DIRECTIVE -> In your copy, include every line of the listing below exactly but none of the pictures.

SUPPLIED DATA ->
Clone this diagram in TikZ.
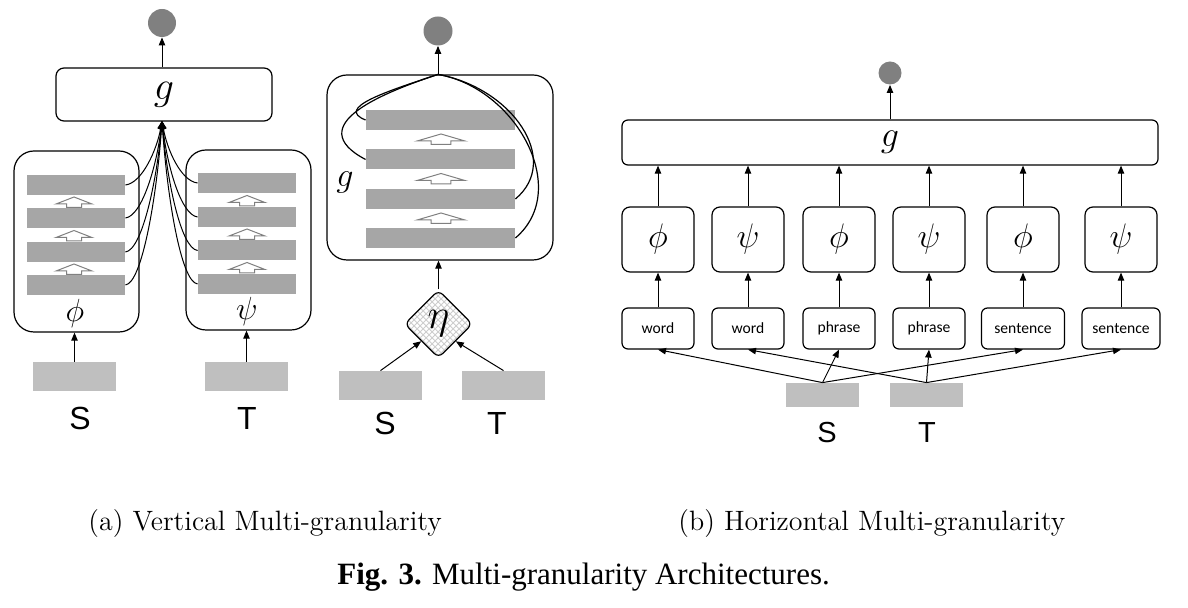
\RequirePackage{fix-cm}
\documentclass[tikz,border=0pt]{standalone}
\usepackage{amsmath}
\usepackage{fontspec}
\newfontfamily\letterfont{Liberation Sans}
\newfontfamily\tagfont{Carlito}
\newfontfamily\capfont{Liberation Serif}
\usetikzlibrary{arrows.meta,shapes.geometric,patterns}

\tikzset{
  box/.style={draw, line width=0.6pt, rounded corners=4pt, inner sep=0pt},
  bar/.style={fill=black!35, minimum width=49pt, minimum height=10pt, inner sep=0pt},
  src/.style={fill=black!25, minimum width=41.5pt, minimum height=14.5pt, inner sep=0pt},
  outdot/.style={circle, fill=black!50, minimum size=14pt, inner sep=0pt},
  arr/.style={-{Triangle[length=4pt,width=3.2pt]}, line width=0.5pt},
  link/.style={line width=0.6pt},
  hollowup/.pic={\draw[black!50, fill=white, line width=0.5pt] (-7.5,3.5) -- (-7.5,0) -- (-18,0) -- (0,-7) -- (18,0) -- (7.5,0) -- (7.5,3.5) -- cycle;}
}

\begin{document}
\begin{tikzpicture}[x=0.5pt,y=-0.5pt]
\useasboundingbox (0,0) rectangle (1188,608);

% (a) vertical, two towers
\node[outdot] (outA) at (162,23) {};
\node[box, minimum width=108pt, minimum height=26.5pt] (gA) at (164,94.5) {\fontsize{20}{20}\selectfont$g$};
\coordinate (apexA) at (162,121);
\draw[arr] (outA.south |- gA.north) -- (outA.south);

\node[box, rounded corners=10pt, minimum width=62.5pt, minimum height=90.5pt] (phiA) at (76.5,241.5) {};
\node[box, rounded corners=10pt, minimum width=62.5pt, minimum height=90pt] (psiA) at (248.5,240) {};
\node (phiAlab) at (75,314) {\fontsize{16}{16}\selectfont$\phi$};
\node (psiAlab) at (247,312) {\fontsize{16}{16}\selectfont$\psi$};
\foreach \i/\y in {1/185,2/218,3/252,4/285}
  \node[bar] (barA\i) at (76,\y) {};
\foreach \i/\y in {1/183,2/217,3/250.5,4/284}
  \node[bar] (barT\i) at (247,\y) {};
\foreach \y in {204,237.5,271}
  \pic at (74,\y) {hollowup};
\foreach \y in {202.5,236,269.5}
  \pic at (247,\y) {hollowup};
\foreach \i/\d in {1/28,2/43,3/58,4/73} {
  \draw[link,arr] (barA\i.east) .. controls +(17,-2) and +(-5,\d) .. (apexA);
  \draw[link,arr] (barT\i.west) .. controls +(-17,-2) and +(5,\d) .. (apexA);
}

\node[src] (SA) at (74.5,376.5) {};
\node[src] (TA) at (246.5,376.5) {};
\draw[arr] (SA.north) -- (SA.north |- phiA.south);
\draw[arr] (TA.north) -- (TA.north |- psiA.south);
\node (SAlab) at (80,418) {\letterfont\fontsize{16}{16}\selectfont S};
\node (TAlab) at (247,418) {\letterfont\fontsize{16}{16}\selectfont T};

% (a) vertical, shared g over eta
\node[outdot, minimum size=14.5pt] (outB) at (438,31) {};
\node[box, rounded corners=10pt, minimum width=113pt, minimum height=92.5pt] (gB) at (440,167.5) {};
\coordinate (apexB) at (outB.south |- gB.north);
\draw[arr] (apexB) -- (outB.south);
\node (gBlab) at (345,182) {\fontsize{17}{17}\selectfont$g$};
\foreach \i/\y in {1/120,2/159.5,3/199,4/238}
  \node[bar, minimum width=74.5pt] (barB\i) at (440.5,\y) {};
\foreach \y in {141,180.5,220}
  \pic[xscale=1.33] at (441,\y) {hollowup};
\draw[link] (barB1.west) .. controls (335,108) and (385,92) .. (apexB);
\draw[link] (barB2.west) .. controls (300,125) and (385,92) .. (apexB);
\draw[link] (barB3.east) .. controls (562,160) and (512,88) .. (apexB);
\draw[link] (barB4.east) .. controls (572,190) and (516,88) .. (apexB);

\node[diamond, draw, line width=0.6pt, rounded corners=3pt, pattern=crosshatch, pattern color=black!20,
  minimum width=34pt, minimum height=34pt, inner sep=0pt] (eta) at (438.5,324) {};
\node (etalab) at (eta) {\fontsize{21}{21}\selectfont$\eta$};
\draw[arr] (eta.north) -- (eta.north |- gB.south);
\node[src] (SB) at (380.5,385.5) {};
\node[src] (TB) at (503.5,385.5) {};
\draw[arr] (SB.north) -- (eta.south west);
\draw[arr] (TB.north) -- (eta.south east);
\node (SBlab) at (385,423) {\letterfont\fontsize{16}{16}\selectfont S};
\node (TBlab) at (497,423) {\letterfont\fontsize{16}{16}\selectfont T};

% (b) horizontal
\node[outdot, minimum size=11.5pt] (outC) at (890,73) {};
\node[box, rounded corners=3pt, minimum width=268pt, minimum height=22.5pt] (gC) at (890,142.5) {\fontsize{18}{18}\selectfont$g$};
\draw[arr] (outC.south |- gC.north) -- (outC.south);
\foreach \i/\x/\f/\t/\w in {1/658/\phi/word/36, 2/748/\psi/word/36, 3/839/\phi/phrase/36,
    4/929/\psi/phrase/36, 5/1023/\phi/sentence/41.5, 6/1121/\psi/sentence/39} {
  \node[box, minimum width=36pt, minimum height=32.5pt] (encC\i) at (\x,239.5) {\fontsize{17}{17}\selectfont$\f$};
  \node[box, rounded corners=3pt, minimum width=\w pt, minimum height=20.5pt] (tagC\i) at (\x,328.5) {\tagfont\fontsize{7.8}{8}\selectfont \t};
  \draw[arr] (tagC\i) -- (encC\i);
  \draw[arr] (encC\i) -- (encC\i.north |- gC.south);
}
\node[src, minimum width=36.5pt, minimum height=12pt] (SC) at (822.5,395) {};
\node[src, minimum width=36.5pt, minimum height=12pt] (TC) at (926.5,395) {};
\foreach \i in {1,3,5}
  \draw[arr] (SC.north) -- (tagC\i.south);
\foreach \i in {2,4,6}
  \draw[arr] (TC.north) -- (tagC\i.south);
\node (SClab) at (827,433) {\letterfont\fontsize{14.5}{14.5}\selectfont S};
\node (TClab) at (927,433) {\letterfont\fontsize{14.5}{14.5}\selectfont T};

% captions
\node[anchor=west, inner sep=0pt] (capA) at (88,524) {\fontsize{14}{16}\selectfont\addfontfeature{LetterSpace=3}(a) Vertical Multi-granularity};
\node[anchor=west, inner sep=0pt] (capB) at (678,524) {\fontsize{14}{16}\selectfont\addfontfeature{LetterSpace=3}(b) Horizontal Multi-granularity};
\node[anchor=west, inner sep=0pt] (capFig) at (337,577) {\capfont\fontsize{15.5}{18}\selectfont\textbf{Fig. 3.} Multi-granularity Architectures.};
\end{tikzpicture}
\end{document}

CORRECT RESULT ->
Clone this diagram in TikZ.
\RequirePackage{fix-cm}
\documentclass[tikz,border=0pt]{standalone}
\usepackage{amsmath}
\usepackage{fontspec}
\newfontfamily\letterfont{Liberation Sans}
\newfontfamily\tagfont{Carlito}
\newfontfamily\capfont{Liberation Serif}
\usetikzlibrary{arrows.meta,shapes.geometric,patterns}

\tikzset{
  box/.style={draw, line width=0.6pt, rounded corners=4pt, inner sep=0pt},
  bar/.style={fill=black!35, minimum width=49pt, minimum height=10pt, inner sep=0pt},
  src/.style={fill=black!25, minimum width=41.5pt, minimum height=14.5pt, inner sep=0pt},
  outdot/.style={circle, fill=black!50, minimum size=14pt, inner sep=0pt},
  arr/.style={-{Triangle[length=4pt,width=3.2pt]}, line width=0.5pt},
  link/.style={line width=0.6pt},
  hollowup/.pic={\draw[black!50, fill=white, line width=0.5pt] (-7.5,3.5) -- (-7.5,0) -- (-18,0) -- (0,-7) -- (18,0) -- (7.5,0) -- (7.5,3.5) -- cycle;}
}

\begin{document}
\begin{tikzpicture}[x=0.5pt,y=-0.5pt]
\useasboundingbox (0,0) rectangle (1188,608);

% (a) vertical, two towers
\node[outdot] (outA) at (162,23) {};
\node[box, minimum width=108pt, minimum height=26.5pt] (gA) at (164,94.5) {\fontsize{20}{20}\selectfont$g$};
\coordinate (apexA) at (162,121);
\draw[arr] (outA.south |- gA.north) -- (outA.south);

\node[box, rounded corners=10pt, minimum width=62.5pt, minimum height=90.5pt] (phiA) at (76.5,241.5) {};
\node[box, rounded corners=10pt, minimum width=62.5pt, minimum height=90pt] (psiA) at (248.5,240) {};
\node (phiAlab) at (75,314) {\fontsize{16}{16}\selectfont$\phi$};
\node (psiAlab) at (247,312) {\fontsize{16}{16}\selectfont$\psi$};
\foreach \i/\y in {1/185,2/218,3/252,4/285}
  \node[bar] (barA\i) at (76,\y) {};
\foreach \i/\y in {1/183,2/217,3/250.5,4/284}
  \node[bar] (barT\i) at (247,\y) {};
\foreach \y in {204,237.5,271}
  \pic at (74,\y) {hollowup};
\foreach \y in {202.5,236,269.5}
  \pic at (247,\y) {hollowup};
\foreach \i/\d in {1/28,2/43,3/58,4/73} {
  \draw[link,arr] (barA\i.east) .. controls +(17,-2) and +(-5,\d) .. (apexA);
  \draw[link,arr] (barT\i.west) .. controls +(-17,-2) and +(5,\d) .. (apexA);
}

\node[src] (SA) at (74.5,376.5) {};
\node[src] (TA) at (246.5,376.5) {};
\draw[arr] (SA.north) -- (SA.north |- phiA.south);
\draw[arr] (TA.north) -- (TA.north |- psiA.south);
\node (SAlab) at (80,418) {\letterfont\fontsize{16}{16}\selectfont S};
\node (TAlab) at (247,418) {\letterfont\fontsize{16}{16}\selectfont T};

% (a) vertical, shared g over eta
\node[outdot, minimum size=14.5pt] (outB) at (438,31) {};
\node[box, rounded corners=10pt, minimum width=113pt, minimum height=92.5pt] (gB) at (440,167.5) {};
\coordinate (apexB) at (outB.south |- gB.north);
\draw[arr] (apexB) -- (outB.south);
\node (gBlab) at (345,182) {\fontsize{17}{17}\selectfont$g$};
\foreach \i/\y in {1/120,2/159.5,3/199,4/238}
  \node[bar, minimum width=74.5pt] (barB\i) at (440.5,\y) {};
\foreach \y in {141,180.5,220}
  \pic[xscale=1.33] at (441,\y) {hollowup};
\draw[link] (barB1.west) .. controls (335,108) and (385,92) .. (apexB);
\draw[link] (barB2.west) .. controls (300,125) and (385,92) .. (apexB);
\draw[link] (barB3.east) .. controls (562,160) and (512,88) .. (apexB);
\draw[link] (barB4.east) .. controls (572,190) and (516,88) .. (apexB);

\node[diamond, draw, line width=0.6pt, rounded corners=3pt, pattern=crosshatch, pattern color=black!20,
  minimum width=34pt, minimum height=34pt, inner sep=0pt] (eta) at (438.5,324) {};
\node (etalab) at (eta) {\fontsize{21}{21}\selectfont$\eta$};
\draw[arr] (eta.north) -- (eta.north |- gB.south);
\node[src] (SB) at (380.5,385.5) {};
\node[src] (TB) at (503.5,385.5) {};
\draw[arr] (SB.north) -- (eta.south west);
\draw[arr] (TB.north) -- (eta.south east);
\node (SBlab) at (385,423) {\letterfont\fontsize{16}{16}\selectfont S};
\node (TBlab) at (497,423) {\letterfont\fontsize{16}{16}\selectfont T};

% (b) horizontal
\node[outdot, minimum size=11.5pt] (outC) at (890,73) {};
\node[box, rounded corners=3pt, minimum width=268pt, minimum height=22.5pt] (gC) at (890,142.5) {\fontsize{18}{18}\selectfont$g$};
\draw[arr] (outC.south |- gC.north) -- (outC.south);
\foreach \i/\x/\f/\t/\w in {1/658/\phi/word/36, 2/748/\psi/word/36, 3/839/\phi/phrase/36,
    4/929/\psi/phrase/36, 5/1023/\phi/sentence/41.5, 6/1121/\psi/sentence/39} {
  \node[box, minimum width=36pt, minimum height=32.5pt] (encC\i) at (\x,239.5) {\fontsize{17}{17}\selectfont$\f$};
  \node[box, rounded corners=3pt, minimum width=\w pt, minimum height=20.5pt] (tagC\i) at (\x,328.5) {\tagfont\fontsize{7.8}{8}\selectfont \t};
  \draw[arr] (tagC\i) -- (encC\i);
  \draw[arr] (encC\i) -- (encC\i.north |- gC.south);
}
\node[src, minimum width=36.5pt, minimum height=12pt] (SC) at (822.5,395) {};
\node[src, minimum width=36.5pt, minimum height=12pt] (TC) at (926.5,395) {};
\foreach \i in {1,3,5}
  \draw[arr] (SC.north) -- (tagC\i.south);
\foreach \i in {2,4,6}
  \draw[arr] (TC.north) -- (tagC\i.south);
\node (SClab) at (827,433) {\letterfont\fontsize{14.5}{14.5}\selectfont S};
\node (TClab) at (927,433) {\letterfont\fontsize{14.5}{14.5}\selectfont T};

% captions
\node[anchor=west, inner sep=0pt] (capA) at (88,524) {\fontsize{14}{16}\selectfont\addfontfeature{LetterSpace=3}(a) Vertical Multi-granularity};
\node[anchor=west, inner sep=0pt] (capB) at (678,524) {\fontsize{14}{16}\selectfont\addfontfeature{LetterSpace=3}(b) Horizontal Multi-granularity};
\node[anchor=west, inner sep=0pt] (capFig) at (337,577) {\capfont\fontsize{15.5}{18}\selectfont\textbf{Fig. 3.} Multi-granularity Architectures.};
\end{tikzpicture}
\end{document}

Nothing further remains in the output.